Here’s a trick taken from Pawel Terlecki’s TC presentation at the Tableau Conference… He mentioned this nugget in passing, and I thought it would be interesting to make it a bit more concrete.
Below, we have a (very) quick and dirty dashboard based on a 50M+ row extract-based Super Store sample dataset. It plots five measures over time and then rolls the same measures up in the labels on the right. This sucker took 5.188 seconds to render out of the box…Not too shabby!
However, we can make this puppy run over 30% faster (33.25%, actually). And we can do so with a very simple change.
Here’s a performance recorder report for the original, “slow” dashboard. Note we have one longer query (that’s the line chart), and five shorter ones for each of the labels.
Note the order of execution. The labels are rendered first, followed by the line chart.

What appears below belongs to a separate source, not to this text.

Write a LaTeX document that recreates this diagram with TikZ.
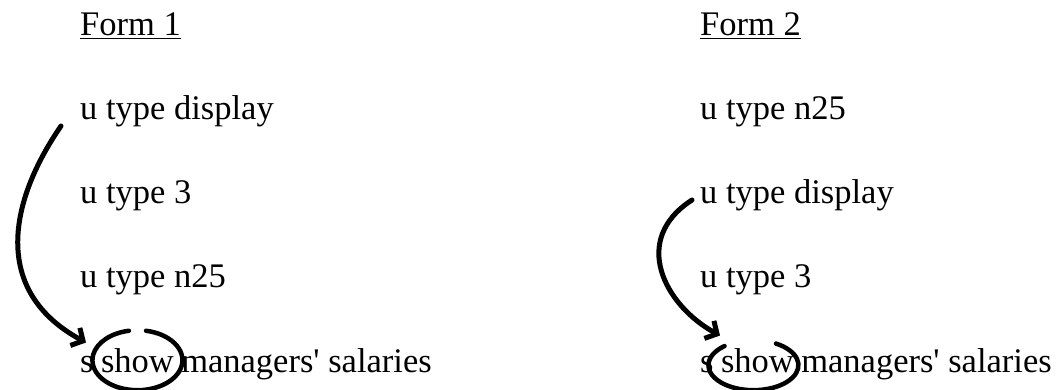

That’s kind of a waste, isn’t it? If we can manage to have the line chart execute first, then we have all the measure values we need in cache to rollup the label values without hitting the original data source again.
Of course, we can manage this. I wouldn’t be blogging on same otherwise.
Here is the performance recorder report for the exact same views added to the dashboard in a different order.
Here’s the fun bit – check out all that yummy caching!
See how we’re hitting cache for all of our labels?
This one took 3.463 seconds to run and the order of execution is clearly different. We hit the “big” view first, then take advantage of the cache for the smaller “label” views.
Accomplishing this is trivial. Just remember that the order in which views are added to the dashboard will set the order in which they execute at runtime. In previous versions of Tableau (pre-8.2) the name of the view drove the behavior: View “A” executed before “B”, “B” executed before “C” and “Z”.
However. in 8.2 something (don’t know what, sorry) changed and now “order of addition” drives the behavior. Perhaps execution order will change back to alphabetical some day in the future? Who knows. Something to keep in mind though.
Congrats – you’ve just learned a great design pattern to test out for yourself – execute a view which contains dimensions and/or measures used by other vizzes FIRST. Those other vizzes will often be able to take advantage of the work done by what came first.
Is this still relevant in the current versions of Tableau, or is this now optimized automatically under the hood?
Since we now do parallel query execution, this specific scenario wouldn’t really benefit from the cache. The “manual” re-ordering that we do in this post is something that we also (sort of) automagically to do in later versions.